Daily tips and tricks from the experts at Adafruit!
View this email in your browser

[ Found on StatNews ]

DARPA has announced that eight lucky teams will be sharing over $50 million dollars in funding to research the effects of brain and spinal cord stimulation. Most teams are looking at stimulating the vagal nerve externally while the others are utilizing transcranial magnetic stimulation for the entire brain area. Studies like this one have documented possible positive effects for enhanced verbal memory, speech perception and vocabulary.

[ Via DARPA ]

The institutions listed below are leading teams exploring aspects of using stimulation to activate plasticity.
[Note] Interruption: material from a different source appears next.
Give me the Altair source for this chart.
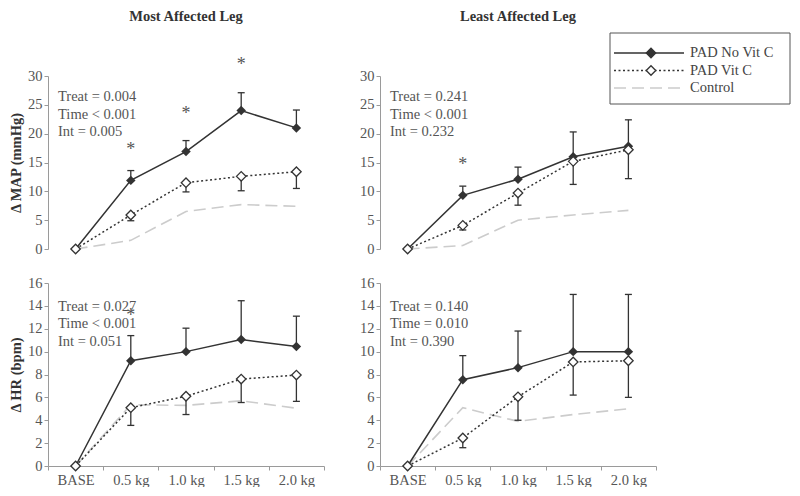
import altair as alt
import pandas as pd

categories = ["BASE", "0.5 kg", "1.0 kg", "1.5 kg", "2.0 kg"]
series_names = ["PAD No Vit C", "PAD Vit C", "Control"]

# Delta MAP (mmHg), most affected leg
map_most_novitc = [0, 11.9, 16.9, 24.0, 21.0]
map_most_novitc_err = [0, 1.7, 1.9, 3.1, 3.1]
map_most_vitc = [0, 5.9, 11.5, 12.6, 13.4]
map_most_vitc_err = [0, 1.0, 1.6, 2.5, 2.9]
map_most_control = [0, 1.5, 6.5, 7.7, 7.4]
map_most_star_cats = ["0.5 kg", "1.0 kg", "1.5 kg"]
map_most_star_y = [17.9, 24.1, 32.6]
map_most_stats = ["Treat = 0.004", "Time < 0.001", "Int = 0.005"]

# Delta MAP (mmHg), least affected leg
map_least_novitc = [0, 9.3, 12.1, 16.0, 17.8]
map_least_novitc_err = [0, 1.6, 2.1, 4.3, 4.6]
map_least_vitc = [0, 4.1, 9.7, 15.2, 17.2]
map_least_vitc_err = [0, 0.8, 2.1, 4.0, 5.0]
map_least_control = [0, 0.6, 5.0, 5.9, 6.7]
map_least_star_cats = ["0.5 kg"]
map_least_star_y = [15.3]
map_least_stats = ["Treat = 0.241", "Time < 0.001", "Int = 0.232"]

# Delta HR (bpm), most affected leg
hr_most_novitc = [0, 9.2, 10.0, 11.05, 10.45]
hr_most_novitc_err = [0, 2.2, 2.05, 3.4, 2.65]
hr_most_vitc = [0, 5.1, 6.1, 7.6, 7.95]
hr_most_vitc_err = [0, 1.55, 1.6, 2.05, 2.3]
hr_most_control = [0, 5.35, 5.3, 5.7, 5.05]
hr_most_star_cats = ["0.5 kg"]
hr_most_star_y = [13.5]
hr_most_stats = ["Treat = 0.027", "Time < 0.001", "Int = 0.051"]

# Delta HR (bpm), least affected leg
hr_least_novitc = [0, 7.55, 8.6, 10.0, 10.0]
hr_least_novitc_err = [0, 2.1, 3.2, 5.0, 5.0]
hr_least_vitc = [0, 2.45, 6.05, 9.1, 9.2]
hr_least_vitc_err = [0, 0.85, 2.05, 2.9, 3.2]
hr_least_control = [0, 5.1, 3.9, 4.5, 5.0]
hr_least_star_cats = []
hr_least_star_y = []
hr_least_stats = ["Treat = 0.140", "Time = 0.010", "Int = 0.390"]

FONT = "Liberation Serif"
FS = 14.5
DARK = "#333333"
TEXT = "#555555"
AXIS = "#9a9a9a"
CTRL = "#cccccc"
PANEL_W = 276


def make_legend():
    legend_df = pd.DataFrame({"label": series_names, "row": list(range(len(series_names)))})
    lx = alt.Scale(domain=[0, 180], range=[230, 410])
    ly = alt.Scale(domain=[0, 71], range=[-43, 28])
    base = alt.Chart(legend_df).transform_calculate(
        ly="20 + 17.5 * datum.row", x0="4", x1="74", xm="41", xt="80"
    )
    box = alt.Chart(pd.DataFrame({"b": [0]})).transform_calculate(
        bx0="0", bx1="180", by0="0", by1="71"
    ).mark_rect(fill="white", stroke="#555555", strokeWidth=1).encode(
        x=alt.X("bx0:Q", scale=lx, axis=None), x2="bx1:Q",
        y=alt.Y("by0:Q", scale=ly, axis=None), y2="by1:Q",
    )
    lines = base.mark_rule(strokeWidth=1.5).encode(
        x=alt.X("x0:Q", scale=lx, axis=None), x2="x1:Q",
        y=alt.Y("ly:Q", scale=ly, axis=None),
        color=alt.Color("label:N", scale=alt.Scale(domain=series_names, range=[DARK, DARK, CTRL]), legend=None),
        strokeDash=alt.StrokeDash("label:N", scale=alt.Scale(domain=series_names, range=[[1, 0], [2, 2.5], [12, 6]]), legend=None),
    )
    marks = base.transform_filter("datum.row < 2").mark_point(
        shape="diamond", size=90, filled=True, stroke=DARK, strokeWidth=1.3, opacity=1
    ).encode(
        x=alt.X("xm:Q", scale=lx, axis=None),
        y=alt.Y("ly:Q", scale=ly, axis=None),
        fill=alt.Fill("label:N", scale=alt.Scale(domain=series_names[:2], range=[DARK, "white"]), legend=None),
    )
    labels = base.mark_text(align="left", baseline="middle", font=FONT, fontSize=FS, color="#444444").encode(
        x=alt.X("xt:Q", scale=lx, axis=None),
        y=alt.Y("ly:Q", scale=ly, axis=None),
        text="label:N",
    )
    return alt.layer(box, lines, marks, labels)


def make_panel(novitc, novitc_err, vitc, vitc_err, control, star_cats, star_y, stats,
               ymax, ystep, height, stats_dy, title=None, title_offset=0, ytitle=None,
               show_x=False, legend=False):
    idx = list(range(len(categories)))
    nov = pd.DataFrame({"cat": categories, "idx": idx, "v": novitc, "err": novitc_err})
    nov["lo"] = nov["v"]
    nov["hi"] = nov["v"] + nov["err"]
    vit = pd.DataFrame({"cat": categories, "idx": idx, "v": vitc, "err": vitc_err})
    vit["lo"] = vit["v"] - vit["err"]
    vit["hi"] = vit["v"]
    ctl = pd.DataFrame({"cat": categories, "idx": idx, "v": control})
    nov_e = nov[nov["err"] > 0]
    vit_e = vit[vit["err"] > 0]

    xscale = alt.Scale(type="band", domain=categories, paddingInner=0, paddingOuter=0)
    if show_x:
        xaxis = alt.Axis(title=None, tickBand="extent", labelAngle=0, labelPadding=3)
    else:
        xaxis = None
    X = alt.X("cat:N", scale=xscale, bandPosition=0.5, axis=xaxis)
    yscale = alt.Scale(domain=[0, ymax], nice=False, zero=True)
    yaxis = alt.Axis(values=list(range(0, ymax + 1, ystep)), title=ytitle, titlePadding=4)

    def Yf(field):
        return alt.Y(field + ":Q", scale=yscale, axis=yaxis)

    layers = []
    layers.append(alt.Chart(ctl).mark_line(color=CTRL, strokeDash=[12, 6], strokeWidth=1.6).encode(
        x=X, y=Yf("v"), order="idx:Q"))
    layers.append(alt.Chart(nov_e).mark_rule(color=DARK, strokeWidth=1.3).encode(x=X, y=Yf("lo"), y2="hi:Q"))
    layers.append(alt.Chart(nov_e).mark_tick(color=DARK, size=7, thickness=1.3, orient="horizontal", opacity=1).encode(
        x=X, y=Yf("hi")))
    layers.append(alt.Chart(vit_e).mark_rule(color=DARK, strokeWidth=1.3).encode(x=X, y=Yf("lo"), y2="hi:Q"))
    layers.append(alt.Chart(vit_e).mark_tick(color=DARK, size=7, thickness=1.3, orient="horizontal", opacity=1).encode(
        x=X, y=Yf("lo")))
    layers.append(alt.Chart(nov).mark_line(color=DARK, strokeWidth=1.5).encode(x=X, y=Yf("v"), order="idx:Q"))
    layers.append(alt.Chart(vit).mark_line(color=DARK, strokeWidth=1.5, strokeDash=[2, 2.5]).encode(
        x=X, y=Yf("v"), order="idx:Q"))
    layers.append(alt.Chart(nov).mark_point(shape="diamond", size=90, filled=True, color=DARK, opacity=1).encode(
        x=X, y=Yf("v")))
    layers.append(alt.Chart(vit).mark_point(shape="diamond", size=90, filled=True, fill="white", stroke=DARK,
                                             strokeWidth=1.3, opacity=1).encode(x=X, y=Yf("v")))
    if star_cats:
        stars = pd.DataFrame({"cat": star_cats, "sy": star_y})
        layers.append(alt.Chart(stars).mark_text(text="*", font=FONT, fontSize=18, color=TEXT,
                                                 baseline="alphabetic", dy=9).encode(x=X, y=Yf("sy")))
    st = pd.DataFrame({"cat": [categories[0]], "top": [ymax]})
    layers.append(alt.Chart(st).mark_text(text=stats, align="left", baseline="top", dx=10, dy=stats_dy,
                                          lineHeight=17.5, font=FONT, fontSize=FS, color=TEXT).encode(
        x=alt.X("cat:N", scale=xscale, bandPosition=0, axis=xaxis), y=Yf("top")))

    chart = alt.layer(*layers)
    if legend:
        chart = alt.layer(chart, make_legend()).resolve_scale(x="independent", y="independent")
    props = dict(width=PANEL_W, height=height)
    if title:
        props["title"] = alt.Title(title, offset=title_offset)
    return chart.properties(**props)


tl = make_panel(map_most_novitc, map_most_novitc_err, map_most_vitc, map_most_vitc_err, map_most_control,
                map_most_star_cats, map_most_star_y, map_most_stats, 30, 5, 173, 14,
                title="Most Affected Leg", title_offset=32, ytitle="\u0394 MAP (mmHg)")
tr = make_panel(map_least_novitc, map_least_novitc_err, map_least_vitc, map_least_vitc_err, map_least_control,
                map_least_star_cats, map_least_star_y, map_least_stats, 30, 5, 173, 14,
                title="Least Affected Leg", title_offset=8.5, legend=True)
bl = make_panel(hr_most_novitc, hr_most_novitc_err, hr_most_vitc, hr_most_vitc_err, hr_most_control,
                hr_most_star_cats, hr_most_star_y, hr_most_stats, 16, 2, 183, 16.5,
                ytitle="\u0394 HR (bpm)", show_x=True)
br = make_panel(hr_least_novitc, hr_least_novitc_err, hr_least_vitc, hr_least_vitc_err, hr_least_control,
                hr_least_star_cats, hr_least_star_y, hr_least_stats, 16, 2, 183, 16.5, show_x=True)

chart = alt.concat(
    tl, tr, bl, br, columns=2, spacing={"row": 34, "column": 56}, bounds="flush", align="each", padding=0
).configure_view(stroke=None).configure_axis(
    labelFont=FONT, labelFontSize=FS, labelColor=TEXT, titleFont=FONT, titleFontSize=FS,
    titleFontWeight="bold", titleColor=DARK, domainColor=AXIS, tickColor=AXIS, tickSize=4,
    labelPadding=2, grid=False, domainWidth=1, tickWidth=1
).configure_title(font=FONT, fontSize=FS, fontWeight="bold", color=DARK, anchor="middle")

chart.save("out.html", embed_options={"renderer": "svg", "actions": False})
  • An Arizona State University team led by Dr. Stephen Helms Tillery is targeting stimulation of the trigeminal nerve to promote synaptic plasticity in the sensorimotor and visual systems of the brain. Through partnerships with the Air Force Research Laboratory, the U.S. Air Force’s 711th Human Performance Wing, and the U.S. Army Research Institute of Environmental Medicine, the team will evaluate TNT stimulation protocols with two groups of volunteers—one studying intelligence, surveillance, and reconnaissance, and another practicing marksmanship and decision-making.
  • A Johns Hopkins University team led by Dr. Xiaoqin Wang is focusing on regions of the brain involved in speech and hearing to understand the effects of plasticity on language learning. The team will compare the efficacy of invasive versus non-invasive vagal nerve stimulation (VNS), testing the ability of volunteers to discriminate phonemes, learn words and grammar, and produce the unique sounds demanded by some foreign languages.
  • In one of two efforts DARPA is funding at the University of Florida, a team led by Dr. Kevin Otto is identifying which neural pathways in the brain VNS activates. The team will also conduct behavioral studies in rodents to determine the impact of VNS on perception, executive function, decision-making, and spatial navigation.
  • In the second University of Florida effort, a team led by Dr. Karim Oweiss will use an all-optical approach combining fluorescent imaging and optogenetics to interrogate the neural circuity that connects neuromodulatory centers in the deep brain to decision-making regions in the prefrontal cortex, and optimize VNS parameters around this circuitry to accelerate learning of auditory discrimination tasks by rodents.
  • A University of Maryland effort led by Dr. Henk Haarmann is studying the impact of VNS on foreign language learning. His team will use electroencephalography (EEG) to examine the effects of VNS on neural function during speech perception, vocabulary, and grammar training.
  • A University of Texas at Dallas team led by Dr. Mike Kilgard is identifying optimal stimulation parameters to maximize plasticity, and comparing the effects of invasive versus non-invasive stimulation in individuals with tinnitus as they perform complex skill-learning tasks such as acquiring a foreign language. The team will also investigate the longevity of stimulation effects to determine if follow-up training is needed for long-term retention of learned skills.
  • A University of Wisconsin team led by Dr. Justin Williams is using state-of-the-art optical imaging, electrophysiology, and neurochemical sensing techniques in animal models to measure the influence of vagal and trigeminal nerve stimulation on boosting activity of neuromodulatory neurons in the brain.
  • A Wright State University team led by Dr. Timothy Broderick is focusing on identifying epigenetic markers of neuroplasticity and indicators of an individual’s response to VNS. Through a partnership with the Air Force Research Laboratory and the U.S. Air Force’s 711th Human Performance Wing, the team will also work with volunteer intelligence analyst trainees studying object and threat recognition to determine the impact of non-invasive VNS on that training.